---------- Records provided ----------
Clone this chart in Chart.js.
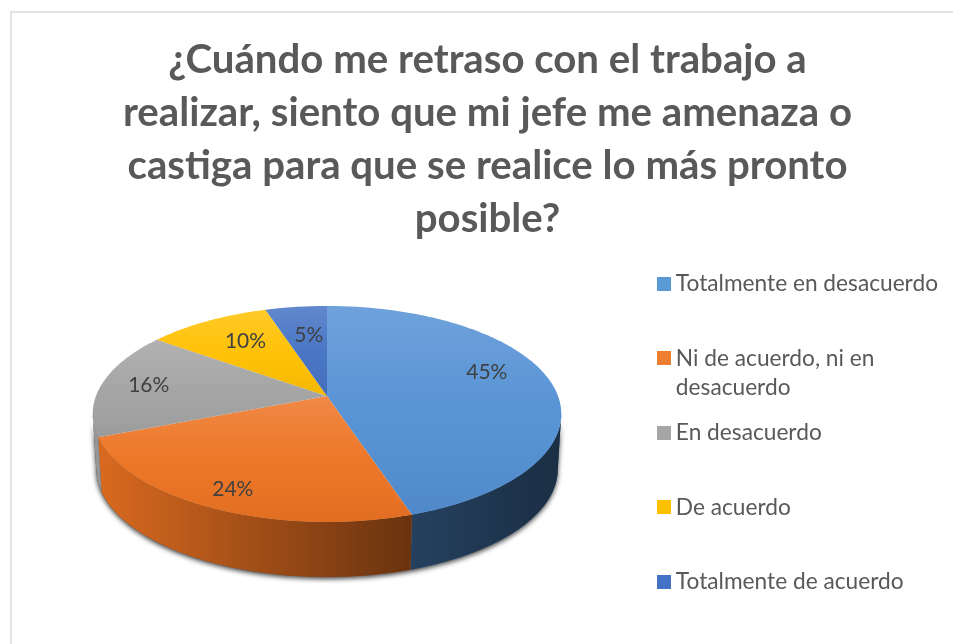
<!DOCTYPE html>
<html>
<head>
<meta charset="utf-8">
<style>
  html, body { margin: 0; padding: 0; background: #fff; overflow: hidden; height: 644px; }
  #frame { position: absolute; left: 10px; top: 11px; width: 960px; height: 660px; border: 2px solid #e4e4e4; box-sizing: border-box; }
  #chart { position: absolute; left: 0; top: 0; }
</style>
<script src="https://cdn.jsdelivr.net/npm/chart.js@4"></script>
</head>
<body>
<div id="frame"></div>
<!-- taller than the window so the legend keeps one column -->
<canvas id="chart" width="953" height="680"></canvas>
<script>
const titleLines = [
    "¿Cuándo me retraso con el trabajo a",
    "realizar, siento que mi jefe me amenaza o",
    "castiga para que se realice lo más pronto",
    "posible?",
];
const categories = [
    "Totalmente en desacuerdo",
    ["Ni de acuerdo, ni en", "desacuerdo"],
    "En desacuerdo",
    "De acuerdo",
    "Totalmente de acuerdo",
];
const percentValues = [45, 24, 16, 10, 5];
const sliceColors = ["#5390d4", "#ed7322", "#a3a3a3", "#ffc000", "#4472c4"];
const legendColors = ["#5b9bd5", "#ed7d31", "#a5a5a5", "#ffc000", "#4472c4"];

// perspective pie: a flat circle seen from above, the near edge bigger
const pie = {
    cx: 327, cy: 414, rx: 231, ry: 108, lift: 18, depth: 55, bottomScale: 0.985,
    labelRadius: 0.75,
    labelNudge: [[-8, -12], [-11, 13], [-9, -1], [11, 3], [6, 8]],
};

function project(angle, t) {
    const u = t * Math.cos(angle);
    const v = t * Math.sin(angle);
    const w = 1 - (pie.lift / pie.ry) * v;
    return {
        x: pie.cx + (pie.rx * u) / w,
        y: pie.cy + (pie.ry * v - pie.lift) / w,
    };
}

function rimPoints(from, to) {
    const steps = Math.max(2, Math.ceil(Math.abs(to - from) * 60));
    const points = [];
    for (let i = 0; i <= steps; i++) {
        points.push(project(from + ((to - from) * i) / steps, 1));
    }
    return points;
}

function traceWall(ctx, from, to) {
    ctx.beginPath();
    rimPoints(from, to).forEach((p) => ctx.lineTo(p.x, p.y));
    rimPoints(to, from).forEach((p) => {
        ctx.lineTo(pie.cx + (p.x - pie.cx) * pie.bottomScale, p.y + pie.depth);
    });
    ctx.closePath();
}

// legend swatch as an image, so it can sit closer to the text than the default gap
function makeSwatch(color) {
    const swatch = document.createElement("canvas");
    swatch.width = 14;
    swatch.height = 14;
    const c = swatch.getContext("2d");
    c.fillStyle = color;
    c.fillRect(0, 0, 14, 14);
    return swatch;
}

const pie3d = {
    id: "pie3d",
    beforeDatasetsDraw(chart) {
        const ctx = chart.ctx;
        const arcs = chart.getDatasetMeta(0).data;
        const rimStart = Math.asin(pie.lift / pie.ry);
        const rimEnd = Math.PI - rimStart;

        // shadow under the wall
        ctx.save();
        ctx.shadowColor = "rgba(0,0,0,0.75)";
        ctx.shadowBlur = 5;
        ctx.shadowOffsetY = 2;
        ctx.fillStyle = "#444";
        traceWall(ctx, rimStart, rimEnd);
        ctx.fill();
        ctx.restore();

        // wall
        const shade = ctx.createLinearGradient(pie.cx - pie.rx, 0, pie.cx + pie.rx, 0);
        shade.addColorStop(0, "rgba(0,0,0,0.08)");
        shade.addColorStop(0.67, "rgba(0,0,0,0.55)");
        shade.addColorStop(1, "rgba(0,0,0,0.68)");
        arcs.forEach((arc, i) => {
            const from = Math.max(arc.startAngle, rimStart);
            const to = Math.min(arc.endAngle, rimEnd);
            if (to <= from) return;
            [sliceColors[i], shade].forEach((fill) => {
                ctx.fillStyle = fill;
                traceWall(ctx, from, to);
                ctx.fill();
            });
        });

        // top face, each slice with its own sheen
        const apex = project(0, 0);
        arcs.forEach((arc, i) => {
            const rim = rimPoints(arc.startAngle, arc.endAngle);
            const ys = rim.map((p) => p.y).concat(apex.y);
            const sheen = ctx.createLinearGradient(0, Math.min(...ys), 0, Math.max(...ys));
            sheen.addColorStop(0, "rgba(255,255,255,0.16)");
            sheen.addColorStop(0.5, "rgba(255,255,255,0.03)");
            sheen.addColorStop(1, "rgba(0,0,0,0.05)");
            [sliceColors[i], sheen].forEach((fill) => {
                ctx.fillStyle = fill;
                ctx.beginPath();
                ctx.moveTo(apex.x, apex.y);
                rim.forEach((p) => ctx.lineTo(p.x, p.y));
                ctx.closePath();
                ctx.fill();
            });
        });

        // value labels
        ctx.fillStyle = "#404040";
        ctx.font = "21px Lato";
        ctx.textAlign = "center";
        ctx.textBaseline = "middle";
        arcs.forEach((arc, i) => {
            const p = project((arc.startAngle + arc.endAngle) / 2, pie.labelRadius);
            ctx.fillText(percentValues[i] + "%", p.x + pie.labelNudge[i][0], p.y + pie.labelNudge[i][1]);
        });
        return false;
    },
};

new Chart(document.getElementById("chart"), {
    type: "pie",
    data: {
        labels: categories,
        datasets: [{ data: percentValues, backgroundColor: sliceColors, borderWidth: 0 }],
    },
    options: {
        responsive: false,
        animation: false,
        layout: { padding: { left: 27, right: 5, top: 0, bottom: 0 } },
        plugins: {
            tooltip: { enabled: false },
            title: {
                display: true,
                text: titleLines,
                color: "#595959",
                font: { family: "Lato", size: 40.2, weight: "bold", lineHeight: 53 / 40.2 },
                padding: { top: 34, bottom: 10 },
            },
            legend: {
                position: "right",
                align: "start",
                fullSize: false,
                labels: {
                    color: "#595959",
                    font: { family: "Lato", size: 22.7, lineHeight: 29 / 22.7 },
                    usePointStyle: true,
                    pointStyleWidth: 2,
                    padding: 16.5,
                    // every entry takes two lines, so the steps stay even
                    generateLabels(chart) {
                        return Chart.overrides.pie.plugins.legend.labels.generateLabels(chart).map((item, i) => {
                            item.text = [].concat(item.text, "").slice(0, 2);
                            item.pointStyle = makeSwatch(legendColors[i]);
                            return item;
                        });
                    },
                },
            },
        },
    },
    plugins: [pie3d],
});
</script>
</body>
</html>
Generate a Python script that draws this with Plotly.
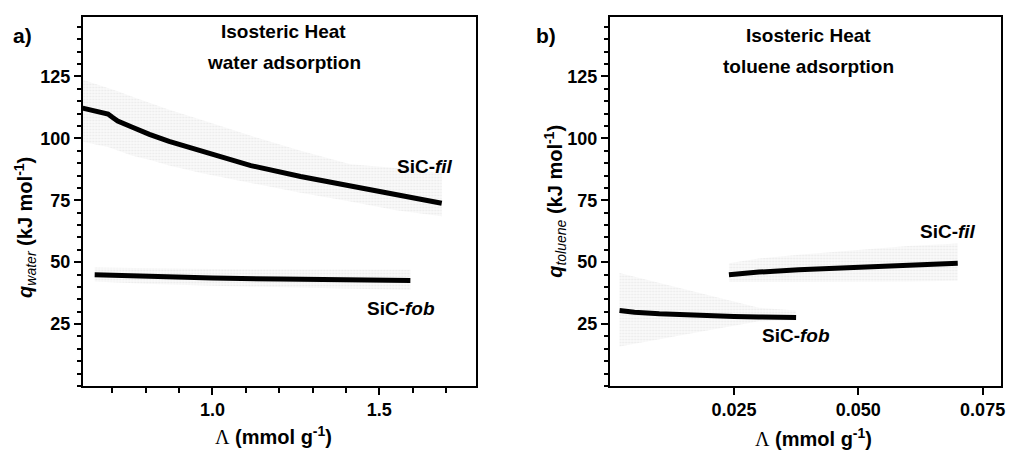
----------
### What you are asked to do
Transcribe the entries above verbatim, omitting their pictures.

### Output for this task
Clone this chart in Chart.js.
<!DOCTYPE html>
<html>
<head>
<meta charset="utf-8">
<style>
  html, body { margin: 0; padding: 0; background: #fff; overflow: hidden; height: 644px; }
  #frame { position: absolute; left: 10px; top: 11px; width: 960px; height: 660px; border: 2px solid #e4e4e4; box-sizing: border-box; }
  #chart { position: absolute; left: 0; top: 0; }
</style>
<script src="https://cdn.jsdelivr.net/npm/chart.js@4"></script>
</head>
<body>
<div id="frame"></div>
<!-- taller than the window so the legend keeps one column -->
<canvas id="chart" width="953" height="680"></canvas>
<script>
const titleLines = [
    "¿Cuándo me retraso con el trabajo a",
    "realizar, siento que mi jefe me amenaza o",
    "castiga para que se realice lo más pronto",
    "posible?",
];
const categories = [
    "Totalmente en desacuerdo",
    ["Ni de acuerdo, ni en", "desacuerdo"],
    "En desacuerdo",
    "De acuerdo",
    "Totalmente de acuerdo",
];
const percentValues = [45, 24, 16, 10, 5];
const sliceColors = ["#5390d4", "#ed7322", "#a3a3a3", "#ffc000", "#4472c4"];
const legendColors = ["#5b9bd5", "#ed7d31", "#a5a5a5", "#ffc000", "#4472c4"];

// perspective pie: a flat circle seen from above, the near edge bigger
const pie = {
    cx: 327, cy: 414, rx: 231, ry: 108, lift: 18, depth: 55, bottomScale: 0.985,
    labelRadius: 0.75,
    labelNudge: [[-8, -12], [-11, 13], [-9, -1], [11, 3], [6, 8]],
};

function project(angle, t) {
    const u = t * Math.cos(angle);
    const v = t * Math.sin(angle);
    const w = 1 - (pie.lift / pie.ry) * v;
    return {
        x: pie.cx + (pie.rx * u) / w,
        y: pie.cy + (pie.ry * v - pie.lift) / w,
    };
}

function rimPoints(from, to) {
    const steps = Math.max(2, Math.ceil(Math.abs(to - from) * 60));
    const points = [];
    for (let i = 0; i <= steps; i++) {
        points.push(project(from + ((to - from) * i) / steps, 1));
    }
    return points;
}

function traceWall(ctx, from, to) {
    ctx.beginPath();
    rimPoints(from, to).forEach((p) => ctx.lineTo(p.x, p.y));
    rimPoints(to, from).forEach((p) => {
        ctx.lineTo(pie.cx + (p.x - pie.cx) * pie.bottomScale, p.y + pie.depth);
    });
    ctx.closePath();
}

// legend swatch as an image, so it can sit closer to the text than the default gap
function makeSwatch(color) {
    const swatch = document.createElement("canvas");
    swatch.width = 14;
    swatch.height = 14;
    const c = swatch.getContext("2d");
    c.fillStyle = color;
    c.fillRect(0, 0, 14, 14);
    return swatch;
}

const pie3d = {
    id: "pie3d",
    beforeDatasetsDraw(chart) {
        const ctx = chart.ctx;
        const arcs = chart.getDatasetMeta(0).data;
        const rimStart = Math.asin(pie.lift / pie.ry);
        const rimEnd = Math.PI - rimStart;

        // shadow under the wall
        ctx.save();
        ctx.shadowColor = "rgba(0,0,0,0.75)";
        ctx.shadowBlur = 5;
        ctx.shadowOffsetY = 2;
        ctx.fillStyle = "#444";
        traceWall(ctx, rimStart, rimEnd);
        ctx.fill();
        ctx.restore();

        // wall
        const shade = ctx.createLinearGradient(pie.cx - pie.rx, 0, pie.cx + pie.rx, 0);
        shade.addColorStop(0, "rgba(0,0,0,0.08)");
        shade.addColorStop(0.67, "rgba(0,0,0,0.55)");
        shade.addColorStop(1, "rgba(0,0,0,0.68)");
        arcs.forEach((arc, i) => {
            const from = Math.max(arc.startAngle, rimStart);
            const to = Math.min(arc.endAngle, rimEnd);
            if (to <= from) return;
            [sliceColors[i], shade].forEach((fill) => {
                ctx.fillStyle = fill;
                traceWall(ctx, from, to);
                ctx.fill();
            });
        });

        // top face, each slice with its own sheen
        const apex = project(0, 0);
        arcs.forEach((arc, i) => {
            const rim = rimPoints(arc.startAngle, arc.endAngle);
            const ys = rim.map((p) => p.y).concat(apex.y);
            const sheen = ctx.createLinearGradient(0, Math.min(...ys), 0, Math.max(...ys));
            sheen.addColorStop(0, "rgba(255,255,255,0.16)");
            sheen.addColorStop(0.5, "rgba(255,255,255,0.03)");
            sheen.addColorStop(1, "rgba(0,0,0,0.05)");
            [sliceColors[i], sheen].forEach((fill) => {
                ctx.fillStyle = fill;
                ctx.beginPath();
                ctx.moveTo(apex.x, apex.y);
                rim.forEach((p) => ctx.lineTo(p.x, p.y));
                ctx.closePath();
                ctx.fill();
            });
        });

        // value labels
        ctx.fillStyle = "#404040";
        ctx.font = "21px Lato";
        ctx.textAlign = "center";
        ctx.textBaseline = "middle";
        arcs.forEach((arc, i) => {
            const p = project((arc.startAngle + arc.endAngle) / 2, pie.labelRadius);
            ctx.fillText(percentValues[i] + "%", p.x + pie.labelNudge[i][0], p.y + pie.labelNudge[i][1]);
        });
        return false;
    },
};

new Chart(document.getElementById("chart"), {
    type: "pie",
    data: {
        labels: categories,
        datasets: [{ data: percentValues, backgroundColor: sliceColors, borderWidth: 0 }],
    },
    options: {
        responsive: false,
        animation: false,
        layout: { padding: { left: 27, right: 5, top: 0, bottom: 0 } },
        plugins: {
            tooltip: { enabled: false },
            title: {
                display: true,
                text: titleLines,
                color: "#595959",
                font: { family: "Lato", size: 40.2, weight: "bold", lineHeight: 53 / 40.2 },
                padding: { top: 34, bottom: 10 },
            },
            legend: {
                position: "right",
                align: "start",
                fullSize: false,
                labels: {
                    color: "#595959",
                    font: { family: "Lato", size: 22.7, lineHeight: 29 / 22.7 },
                    usePointStyle: true,
                    pointStyleWidth: 2,
                    padding: 16.5,
                    // every entry takes two lines, so the steps stay even
                    generateLabels(chart) {
                        return Chart.overrides.pie.plugins.legend.labels.generateLabels(chart).map((item, i) => {
                            item.text = [].concat(item.text, "").slice(0, 2);
                            item.pointStyle = makeSwatch(legendColors[i]);
                            return item;
                        });
                    },
                },
            },
        },
    },
    plugins: [pie3d],
});
</script>
</body>
</html>
Generate a Python script that draws this with Plotly.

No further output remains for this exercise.